» GIVEN TASK
Restate the material word for word and leave out anything that is a picture.

» INFORMATION PROVIDED

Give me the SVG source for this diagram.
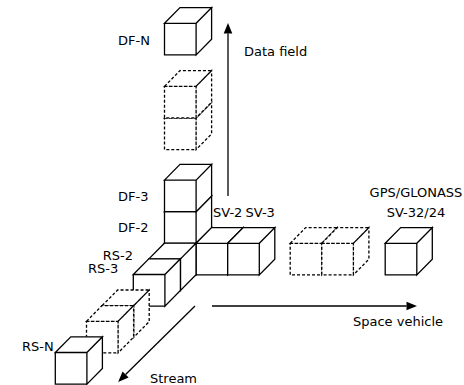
<svg xmlns="http://www.w3.org/2000/svg" xmlns:xlink="http://www.w3.org/1999/xlink" width="464" height="385" viewBox="0 0 464 385">
<style>
.cs{fill:#fff;stroke:#000;stroke-width:1.3;stroke-linejoin:miter}
.cd{fill:#fff;stroke:#000;stroke-width:1.3;stroke-dasharray:3 2}
.ln{fill:none;stroke:#000;stroke-width:1.3}
text{font-family:"DejaVu Sans","Liberation Sans",sans-serif;font-size:13px;fill:#000}
</style>
<defs>
<path id="cube" d="M0,0 H31.6 V31.6 H0 Z M0,0 L15.5,-15.7 H47.1 L31.6,0 Z M31.6,0 L47.1,-15.7 V15.9 L31.6,31.6 Z"/>
<marker id="ah" markerUnits="userSpaceOnUse" markerWidth="12" markerHeight="10" refX="0" refY="4.3" orient="auto" overflow="visible">
<path d="M0,0 L10.5,4.3 L0,8.6 Z" fill="#000"/>
</marker>
</defs>
<g id="connectors">
<line class="ln" x1="228" y1="196" x2="228" y2="33.5" marker-end="url(#ah)"/>
<line class="ln" x1="212" y1="306" x2="406.5" y2="306" marker-end="url(#ah)"/>
<line class="ln" x1="195" y1="306" x2="125.6" y2="374.5" marker-end="url(#ah)"/>
</g>
<g id="origin"><use href="#cube" class="cs" x="164.5" y="243.3"/></g>
<g id="df-2"><use href="#cube" class="cs" x="164.5" y="211.7"/><text x="118" y="232">DF-2</text></g>
<g id="df-3"><use href="#cube" class="cs" x="164.5" y="180.1"/><text x="118" y="201">DF-3</text></g>
<g id="df-dashed"><use href="#cube" class="cd" x="164.5" y="118"/><use href="#cube" class="cd" x="164.5" y="86.3"/></g>
<g id="df-n"><use href="#cube" class="cs" x="164.5" y="23.3"/><text x="118" y="44.5">DF-N</text></g>
<g id="sv-2"><use href="#cube" class="cs" x="196.1" y="243.3"/><text x="213" y="217">SV-2</text></g>
<g id="sv-3"><use href="#cube" class="cs" x="227.7" y="243.3"/><text x="245.5" y="217">SV-3</text></g>
<g id="sv-dashed"><use href="#cube" class="cd" x="290.2" y="243.3"/><use href="#cube" class="cd" x="321.8" y="243.3"/></g>
<g id="sv-n"><use href="#cube" class="cs" x="385.2" y="243.3"/><text x="416" y="197" text-anchor="middle">GPS/GLONASS</text><text x="416" y="217" text-anchor="middle">SV-32/24</text></g>
<g id="rs-2"><use href="#cube" class="cs" x="148.9" y="258.9"/><text x="102.7" y="260">RS-2</text></g>
<g id="rs-3"><use href="#cube" class="cs" x="133.3" y="274.5"/><text x="88" y="273">RS-3</text></g>
<g id="rs-dashed"><use href="#cube" class="cd" x="102.1" y="305.7"/><use href="#cube" class="cd" x="86.5" y="321.3"/></g>
<g id="rs-n"><use href="#cube" class="cs" x="55.3" y="352.5"/><text x="22" y="351">RS-N</text></g>
<g id="axis-labels">
<text x="244" y="55.5">Data field</text>
<text x="353" y="326">Space vehicle</text>
<text x="150" y="382.5">Stream</text>
</g>
</svg>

» SOLUTION TO THE PROBLEM
Give me the SVG source for this diagram.
<svg xmlns="http://www.w3.org/2000/svg" xmlns:xlink="http://www.w3.org/1999/xlink" width="464" height="385" viewBox="0 0 464 385">
<style>
.cs{fill:#fff;stroke:#000;stroke-width:1.3;stroke-linejoin:miter}
.cd{fill:#fff;stroke:#000;stroke-width:1.3;stroke-dasharray:3 2}
.ln{fill:none;stroke:#000;stroke-width:1.3}
text{font-family:"DejaVu Sans","Liberation Sans",sans-serif;font-size:13px;fill:#000}
</style>
<defs>
<path id="cube" d="M0,0 H31.6 V31.6 H0 Z M0,0 L15.5,-15.7 H47.1 L31.6,0 Z M31.6,0 L47.1,-15.7 V15.9 L31.6,31.6 Z"/>
<marker id="ah" markerUnits="userSpaceOnUse" markerWidth="12" markerHeight="10" refX="0" refY="4.3" orient="auto" overflow="visible">
<path d="M0,0 L10.5,4.3 L0,8.6 Z" fill="#000"/>
</marker>
</defs>
<g id="connectors">
<line class="ln" x1="228" y1="196" x2="228" y2="33.5" marker-end="url(#ah)"/>
<line class="ln" x1="212" y1="306" x2="406.5" y2="306" marker-end="url(#ah)"/>
<line class="ln" x1="195" y1="306" x2="125.6" y2="374.5" marker-end="url(#ah)"/>
</g>
<g id="origin"><use href="#cube" class="cs" x="164.5" y="243.3"/></g>
<g id="df-2"><use href="#cube" class="cs" x="164.5" y="211.7"/><text x="118" y="232">DF-2</text></g>
<g id="df-3"><use href="#cube" class="cs" x="164.5" y="180.1"/><text x="118" y="201">DF-3</text></g>
<g id="df-dashed"><use href="#cube" class="cd" x="164.5" y="118"/><use href="#cube" class="cd" x="164.5" y="86.3"/></g>
<g id="df-n"><use href="#cube" class="cs" x="164.5" y="23.3"/><text x="118" y="44.5">DF-N</text></g>
<g id="sv-2"><use href="#cube" class="cs" x="196.1" y="243.3"/><text x="213" y="217">SV-2</text></g>
<g id="sv-3"><use href="#cube" class="cs" x="227.7" y="243.3"/><text x="245.5" y="217">SV-3</text></g>
<g id="sv-dashed"><use href="#cube" class="cd" x="290.2" y="243.3"/><use href="#cube" class="cd" x="321.8" y="243.3"/></g>
<g id="sv-n"><use href="#cube" class="cs" x="385.2" y="243.3"/><text x="416" y="197" text-anchor="middle">GPS/GLONASS</text><text x="416" y="217" text-anchor="middle">SV-32/24</text></g>
<g id="rs-2"><use href="#cube" class="cs" x="148.9" y="258.9"/><text x="102.7" y="260">RS-2</text></g>
<g id="rs-3"><use href="#cube" class="cs" x="133.3" y="274.5"/><text x="88" y="273">RS-3</text></g>
<g id="rs-dashed"><use href="#cube" class="cd" x="102.1" y="305.7"/><use href="#cube" class="cd" x="86.5" y="321.3"/></g>
<g id="rs-n"><use href="#cube" class="cs" x="55.3" y="352.5"/><text x="22" y="351">RS-N</text></g>
<g id="axis-labels">
<text x="244" y="55.5">Data field</text>
<text x="353" y="326">Space vehicle</text>
<text x="150" y="382.5">Stream</text>
</g>
</svg>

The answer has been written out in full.